A low-scoring result is the most tangible route through the result market. Foxbet and a couple of match previews put the draw as a leading outcome, and that view tracks with the numbers: the two sides have scored 38–39 goals and conceded 39 apiece this season, while their shots-on-target totals (125 v 128) and clean-sheet figures (Korona 8, Widzew 10) point to matches decided by fine margins rather than flurries of goals. A draw, particularly a 0–0 or 1–1, is the natural outcome if both managers prioritise defensive organisation and avoid risky transitions early on.
The goals market coheres with that defensive template. Two independent previews (academiadeapuestas) explicitly recommend Under 2.5 Goals at about 1.75, reflecting how both teams tighten up when survival is at stake. Korona need a home lift but have been cautious in recent games; Widzew are stronger defensively on paper (more clean sheets) yet commit more fouls and collect more yellow cards, which dampens the likelihood of an open, end-to-end contest and supports a low-total selection.
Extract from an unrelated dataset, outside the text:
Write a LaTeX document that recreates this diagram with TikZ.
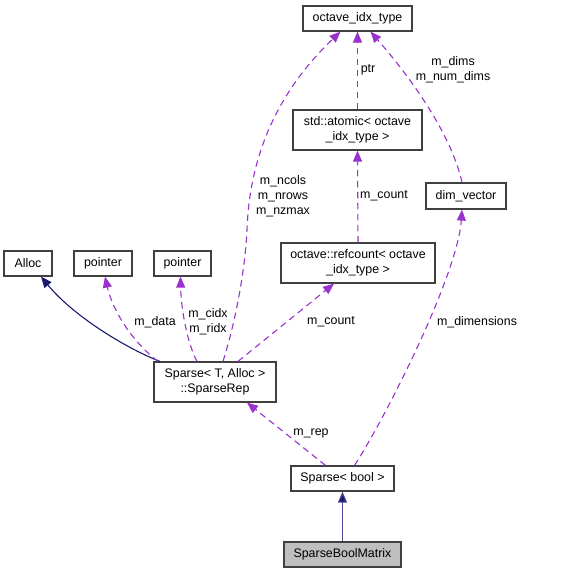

An alternative angle is disciplinary flow and set-piece density. Widzew show 78 yellow cards this season versus Korona’s 55; that gap implies more stoppages, tactical fouls and dead-ball situations if Widzew press or react physically. That elevates markets such as Over X Yellow Cards or match corners stemming from stopped play. It also creates a tension with the clean-sheet data: high card counts increase the chance of a late decisive incident that changes the scoreline, so markets that pay for a single event (first card, any red) carry value as higher-risk plays.
Consensus among previews is split: several tipsters back low totals while others pivot to a draw or a narrow home win. If both teams maintain their defensive shape and the referee allows physical play, expect a tight, low-scoring game with set-piece importance and small margins deciding the result.